* PROMPT *
In the listing below, find the line with "5.0, 7.0, 7.1];", then repeat exactly every line from the top through that one.

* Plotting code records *

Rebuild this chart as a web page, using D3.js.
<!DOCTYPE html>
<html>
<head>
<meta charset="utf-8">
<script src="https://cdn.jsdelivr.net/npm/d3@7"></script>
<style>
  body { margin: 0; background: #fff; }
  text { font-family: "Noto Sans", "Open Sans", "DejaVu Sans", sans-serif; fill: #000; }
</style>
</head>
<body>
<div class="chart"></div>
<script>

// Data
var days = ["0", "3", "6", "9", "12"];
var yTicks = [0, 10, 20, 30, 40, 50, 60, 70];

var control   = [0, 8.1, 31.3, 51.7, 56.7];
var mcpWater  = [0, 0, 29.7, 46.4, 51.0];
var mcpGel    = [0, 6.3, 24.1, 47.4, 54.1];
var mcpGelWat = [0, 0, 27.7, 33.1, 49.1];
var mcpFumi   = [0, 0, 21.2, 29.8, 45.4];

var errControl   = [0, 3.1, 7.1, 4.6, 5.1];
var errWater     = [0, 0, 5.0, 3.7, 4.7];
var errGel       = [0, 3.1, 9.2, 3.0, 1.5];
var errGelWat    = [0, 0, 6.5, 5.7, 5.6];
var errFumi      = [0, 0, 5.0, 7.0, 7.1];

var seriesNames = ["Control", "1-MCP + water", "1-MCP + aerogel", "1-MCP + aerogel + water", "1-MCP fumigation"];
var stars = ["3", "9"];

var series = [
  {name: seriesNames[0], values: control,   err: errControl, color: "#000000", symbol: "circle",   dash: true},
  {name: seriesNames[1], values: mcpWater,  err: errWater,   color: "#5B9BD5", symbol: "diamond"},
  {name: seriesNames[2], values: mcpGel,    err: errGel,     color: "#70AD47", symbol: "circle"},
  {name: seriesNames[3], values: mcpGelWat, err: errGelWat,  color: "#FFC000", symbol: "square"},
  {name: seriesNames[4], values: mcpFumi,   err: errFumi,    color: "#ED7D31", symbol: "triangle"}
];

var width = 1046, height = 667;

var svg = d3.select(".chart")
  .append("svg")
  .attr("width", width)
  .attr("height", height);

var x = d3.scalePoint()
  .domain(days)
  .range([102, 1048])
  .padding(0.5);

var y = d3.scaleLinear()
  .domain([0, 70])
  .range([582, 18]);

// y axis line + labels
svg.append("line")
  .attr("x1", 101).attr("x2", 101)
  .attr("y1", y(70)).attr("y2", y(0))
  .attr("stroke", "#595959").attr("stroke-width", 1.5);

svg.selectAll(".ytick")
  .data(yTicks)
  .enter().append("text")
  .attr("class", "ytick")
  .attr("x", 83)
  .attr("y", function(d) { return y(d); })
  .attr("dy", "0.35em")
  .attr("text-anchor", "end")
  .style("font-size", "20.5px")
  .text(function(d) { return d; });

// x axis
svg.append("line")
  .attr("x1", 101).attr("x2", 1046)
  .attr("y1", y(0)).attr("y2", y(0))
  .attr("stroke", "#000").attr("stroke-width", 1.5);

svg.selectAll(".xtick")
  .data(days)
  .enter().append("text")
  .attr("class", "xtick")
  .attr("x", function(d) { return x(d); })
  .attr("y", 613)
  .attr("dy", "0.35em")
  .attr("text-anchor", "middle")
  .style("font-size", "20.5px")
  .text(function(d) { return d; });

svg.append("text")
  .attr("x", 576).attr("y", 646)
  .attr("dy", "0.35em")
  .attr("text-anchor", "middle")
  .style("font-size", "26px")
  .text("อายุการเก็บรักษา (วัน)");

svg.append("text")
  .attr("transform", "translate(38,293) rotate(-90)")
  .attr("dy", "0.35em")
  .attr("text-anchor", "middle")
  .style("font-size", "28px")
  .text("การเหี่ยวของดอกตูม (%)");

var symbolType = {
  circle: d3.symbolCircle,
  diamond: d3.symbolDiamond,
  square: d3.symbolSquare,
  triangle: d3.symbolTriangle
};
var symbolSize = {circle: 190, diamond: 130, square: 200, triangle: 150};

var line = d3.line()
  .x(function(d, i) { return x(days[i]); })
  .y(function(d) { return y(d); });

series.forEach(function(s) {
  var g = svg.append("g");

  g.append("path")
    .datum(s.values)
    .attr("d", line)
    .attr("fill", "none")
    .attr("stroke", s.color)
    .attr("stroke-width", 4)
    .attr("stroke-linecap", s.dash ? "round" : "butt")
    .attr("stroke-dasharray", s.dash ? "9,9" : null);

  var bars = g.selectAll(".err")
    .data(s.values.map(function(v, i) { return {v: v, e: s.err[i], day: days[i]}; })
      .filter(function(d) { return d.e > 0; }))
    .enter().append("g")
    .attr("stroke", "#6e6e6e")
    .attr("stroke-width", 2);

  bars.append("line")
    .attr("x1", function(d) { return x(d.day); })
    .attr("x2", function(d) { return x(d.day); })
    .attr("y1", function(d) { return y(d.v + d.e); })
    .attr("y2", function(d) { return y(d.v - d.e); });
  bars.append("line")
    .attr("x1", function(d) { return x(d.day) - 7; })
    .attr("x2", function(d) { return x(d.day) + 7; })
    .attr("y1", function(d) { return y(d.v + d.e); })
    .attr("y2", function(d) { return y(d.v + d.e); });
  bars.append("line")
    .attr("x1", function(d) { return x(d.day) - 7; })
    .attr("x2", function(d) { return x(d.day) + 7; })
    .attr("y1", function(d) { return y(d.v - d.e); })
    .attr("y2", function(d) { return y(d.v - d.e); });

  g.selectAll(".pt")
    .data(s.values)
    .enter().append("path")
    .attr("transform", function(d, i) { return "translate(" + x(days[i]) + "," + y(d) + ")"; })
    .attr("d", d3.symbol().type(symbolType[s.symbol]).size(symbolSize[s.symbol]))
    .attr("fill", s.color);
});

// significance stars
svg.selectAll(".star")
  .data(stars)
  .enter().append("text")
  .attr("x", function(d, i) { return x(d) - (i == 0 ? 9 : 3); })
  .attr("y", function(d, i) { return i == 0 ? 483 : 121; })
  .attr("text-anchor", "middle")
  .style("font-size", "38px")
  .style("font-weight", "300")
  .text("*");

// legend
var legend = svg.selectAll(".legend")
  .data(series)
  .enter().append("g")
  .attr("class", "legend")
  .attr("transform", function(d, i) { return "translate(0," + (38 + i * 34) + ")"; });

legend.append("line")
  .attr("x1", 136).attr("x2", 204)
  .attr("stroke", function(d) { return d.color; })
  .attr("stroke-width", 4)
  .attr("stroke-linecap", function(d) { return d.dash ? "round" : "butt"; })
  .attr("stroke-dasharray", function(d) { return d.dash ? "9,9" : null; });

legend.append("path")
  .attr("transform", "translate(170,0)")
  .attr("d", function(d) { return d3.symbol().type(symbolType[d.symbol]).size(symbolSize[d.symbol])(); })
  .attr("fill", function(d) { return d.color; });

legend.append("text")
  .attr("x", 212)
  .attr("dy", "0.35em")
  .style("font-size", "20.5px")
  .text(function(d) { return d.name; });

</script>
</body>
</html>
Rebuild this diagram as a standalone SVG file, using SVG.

* WRITTEN REPLY *
Rebuild this chart as a web page, using D3.js.
<!DOCTYPE html>
<html>
<head>
<meta charset="utf-8">
<script src="https://cdn.jsdelivr.net/npm/d3@7"></script>
<style>
  body { margin: 0; background: #fff; }
  text { font-family: "Noto Sans", "Open Sans", "DejaVu Sans", sans-serif; fill: #000; }
</style>
</head>
<body>
<div class="chart"></div>
<script>

// Data
var days = ["0", "3", "6", "9", "12"];
var yTicks = [0, 10, 20, 30, 40, 50, 60, 70];

var control   = [0, 8.1, 31.3, 51.7, 56.7];
var mcpWater  = [0, 0, 29.7, 46.4, 51.0];
var mcpGel    = [0, 6.3, 24.1, 47.4, 54.1];
var mcpGelWat = [0, 0, 27.7, 33.1, 49.1];
var mcpFumi   = [0, 0, 21.2, 29.8, 45.4];

var errControl   = [0, 3.1, 7.1, 4.6, 5.1];
var errWater     = [0, 0, 5.0, 3.7, 4.7];
var errGel       = [0, 3.1, 9.2, 3.0, 1.5];
var errGelWat    = [0, 0, 6.5, 5.7, 5.6];
var errFumi      = [0, 0, 5.0, 7.0, 7.1];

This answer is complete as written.